これらのうち、「自助」は、自分で自分を助けること、そして家族で助け合うことの2つの意味を含んでいると考えられます。年金などの社会保障は先行きが不透明であり、過疎化や都市化が進む中で地域社会コミュニティーによる共助もますます困難になることが予想されます。そうなると、最後に残るのは、自分と自分の家族による「自助」ということになるのかもしれません。

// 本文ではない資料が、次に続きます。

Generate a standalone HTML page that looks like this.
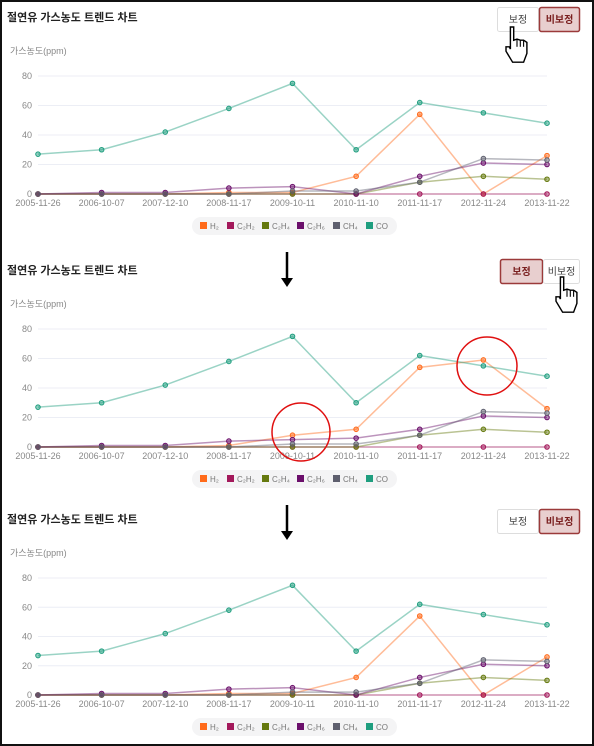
<!DOCTYPE html>
<html><head><meta charset="utf-8">
<style>
html,body{margin:0;padding:0;background:#fff;}
#wrap{position:relative;width:590px;height:742px;border:2px solid #111;overflow:hidden;}
svg{position:absolute;left:-2px;top:-2px;}
text{font-family:"Liberation Sans","Noto Sans CJK KR",sans-serif;}
</style></head>
<body>
<div id="wrap">
<svg id="svg" width="594" height="746" xmlns="http://www.w3.org/2000/svg"></svg>
</div>
<script>
const categories=["2005-11-26","2006-10-07","2007-12-10","2008-11-17","2009-10-11","2010-11-10","2011-11-17","2012-11-24","2013-11-22"];
const seriesNames=["H₂","C₂H₂","C₂H₄","C₂H₆","CH₄","CO"];
const seriesKeys=["h2","c2h2","c2h4","c2h6","ch4","co"];
const colors=["#ff6a1a","#a3195b","#667a0f","#6b0f6b","#5e5f6e","#1f9e7f"];
const yTicks=[0,20,40,60,80];
// raw (비보정)
const rawH2=[0,0,0,1,1,12,54,0,26];
const rawC2H2=[0,0,0,0,0,0,0,0,0];
const rawC2H4=[0,0,0,0,0,0,8,12,10];
const rawC2H6=[0,1,1,4,5,0,12,21,20];
const rawCH4=[0,0,0,0,2,2,8,24,23];
const rawCO=[27,30,42,58,75,30,62,55,48];
// corrected (보정)
const corH2=[0,0,0,1,8,12,54,59,26];
const corC2H2=[0,0,0,0,0,0,0,0,0];
const corC2H4=[0,0,0,0,0,0,8,12,10];
const corC2H6=[0,1,1,4,5,6,12,21,20];
const corCH4=[0,0,0,0,2,2,8,24,23];
const corCO=[27,30,42,58,75,30,62,55,48];

const NS="http://www.w3.org/2000/svg";
const svg=document.getElementById('svg');
function mk(tag,attrs,parent,txt){const e=document.createElementNS(NS,tag);for(const k in attrs)e.setAttribute(k,attrs[k]);if(txt!==undefined)e.textContent=txt;(parent||svg).appendChild(e);return e;}

const panels=[
 {top:0,active:1,data:[rawH2,rawC2H2,rawC2H4,rawC2H6,rawCH4,rawCO],y80:76,y0:194,name:'chart-uncorrected-top'},
 {top:253,active:0,data:[corH2,corC2H2,corC2H4,corC2H6,corCH4,corCO],y80:329,y0:447,name:'chart-corrected'},
 {top:502,active:1,data:[rawH2,rawC2H2,rawC2H4,rawC2H6,rawCH4,rawCO],y80:578,y0:695,name:'chart-uncorrected-bottom'}
];
const x0=38,x1=547;
function xs(i){return x0+(x1-x0)*i/(categories.length-1);}

panels.forEach((p,pi)=>{
 const g=mk('g',{});
 
 
 const T=p.top;
 const ys=v=>p.y0-(p.y0-p.y80)*v/80;
 const t=mk('text',{x:7,y:T+21,'font-size':11,fill:'#222','font-weight':'bold'},g,'절연유 가스농도 트렌드 차트');
 
 
 const bx=p.active===1?[497,539,580]:[500,543,580];
 const by=T+(p.active===1?7:6);
 ['보정','비보정'].forEach((lab,bi)=>{
  const act=bi===p.active;
  const b=mk('g',{},g);
  
  
  mk('rect',{x:bx[bi]+0.5,y:by+0.5,width:bx[bi+1]-bx[bi]-1,height:24,rx:2,fill:act?'#e8cfcf':'#fff',stroke:act?'#9b3a3a':'#ddd','stroke-width':act?1.5:1},b);
  mk('text',{x:(bx[bi]+bx[bi+1])/2,y:by+16,'font-size':10,'text-anchor':'middle',fill:act?'#7a1f1f':'#444','font-weight':act?'bold':'normal'},b,lab);
 });
 const at=mk('text',{x:10,y:ys(80)-22,'font-size':9,fill:'#888'},g,'가스농도(ppm)');
 
 
 yTicks.forEach(v=>{
  mk('line',{x1:x0,x2:x1,y1:ys(v),y2:ys(v),stroke:'#eceef5','stroke-width':1},g);
  const tl=mk('text',{x:32,y:ys(v)+3,'font-size':9,fill:'#888','text-anchor':'end'},g,String(v));
  
  
 });
 categories.forEach((c,i)=>{
  const xl=mk('text',{x:xs(i),y:p.y0+12,'font-size':9,fill:'#888','text-anchor':'middle'},g,c);
  
  
 });
 p.data.forEach((arr,si)=>{
  const sg=mk('g',{},g);
  
  
  mk('polyline',{points:arr.map((v,i)=>xs(i)+','+ys(v)).join(' '),fill:'none',stroke:colors[si],'stroke-opacity':0.45,'stroke-width':1.5},sg);
  arr.forEach((v,i)=>{
   const c=mk('circle',{cx:xs(i),cy:ys(v),r:2.3,fill:colors[si],'fill-opacity':0.5,stroke:colors[si],'stroke-width':1},sg);
   
   
  });
 });
 const lg=mk('g',{},g);
 
 
 const ly=p.y0+32;
 mk('rect',{x:192,y:ly-9,width:205,height:18,rx:9,fill:'#f4f4f5'},lg);
 const lx=[200,227,262,297,333,366];
 seriesNames.forEach((n,si)=>{
  const e=mk('g',{},lg);
  
  
  mk('rect',{x:lx[si],y:ly-4,width:7,height:7,fill:colors[si]},e);
  mk('text',{x:lx[si]+10,y:ly+3,'font-size':8,fill:'#777'},e,n);
 });
});
[[252,287],[505,540]].forEach(a=>{
 const g=mk('g',{});
 
 
 mk('line',{x1:287,x2:287,y1:a[0],y2:a[1]-7,stroke:'#000','stroke-width':2.5},g);
 mk('polygon',{points:`281,${a[1]-9} 293,${a[1]-9} 287,${a[1]}`,fill:'#000'},g);
});
[[301,432,29,29],[487,366,30,29]].forEach(c=>{
 const e=mk('ellipse',{cx:c[0],cy:c[1],rx:c[2],ry:c[3],fill:'none',stroke:'#e01010','stroke-width':1.5});
 
 
});
function hand(x,y){
 const g=mk('g',{transform:`translate(${x},${y}) scale(1.1)`});
 
 
 mk('path',{d:'M4,0 L7,0 L7,12 L10,11 L13,12 L16,12 L19,14 L19,24 L16,32 L6,32 L0,22 L0,18 L3,18 L4,20 Z',fill:'#fff',stroke:'#000','stroke-width':1.3},g);
 mk('line',{x1:10,y1:11,x2:10,y2:18,stroke:'#000','stroke-width':1},g);
 mk('line',{x1:13,y1:12,x2:13,y2:18,stroke:'#000','stroke-width':1},g);
 mk('line',{x1:16,y1:12,x2:16,y2:18,stroke:'#000','stroke-width':1},g);
}
hand(506,27);
hand(556,277);
</script>
</body></html>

次に、家族の定義についてお話しします。家族とは、夫婦の婚姻関係や親子、兄弟などの血縁関係によって結ばれた親族関係を基礎に成立する小集団であり、社会構成の基本単位です。家族は社会構成の基本単位であるため、当然ながら社会全体の傾向と無縁ではいられません。
現在の日本では、結婚のことを法律用語で「婚姻」と言いますが、近年では人々が結婚しなくなったことによる「未婚化」、結婚する年齢が遅くなる「晩婚化」、それらを主な要因とする「少子化」が進んでいます。また、世界のグローバル化に伴い、家族の国際化も進んでいます。むしろ、家族が変化したからこそ、我が国の社会全体が変化したというのが正しい認識だと思われます。
さらに、家族は私的(プライベート)な関係であると同時に、公的(パブリック)な関係であり、さらには法的(リーガル)な関係でもあります。家族の範囲や家族の役割、家族間の権利や義務を定めているのは、愛情や感情ではなく、実は法律です。そして、家族の形成、解消、維持、保護、支援を目的とする多くの社会制度が設けられています。それらの社会制度も、基本的には法律に基づくものです。
また、幸福な家族には法律は必要ありませんが、これは裏を返せば、不幸な家族には法律が必要だということになります。我が国は法治国家ですので、家族間であっても、法的な紛争については裁判所が最終的な解決を行うことになります。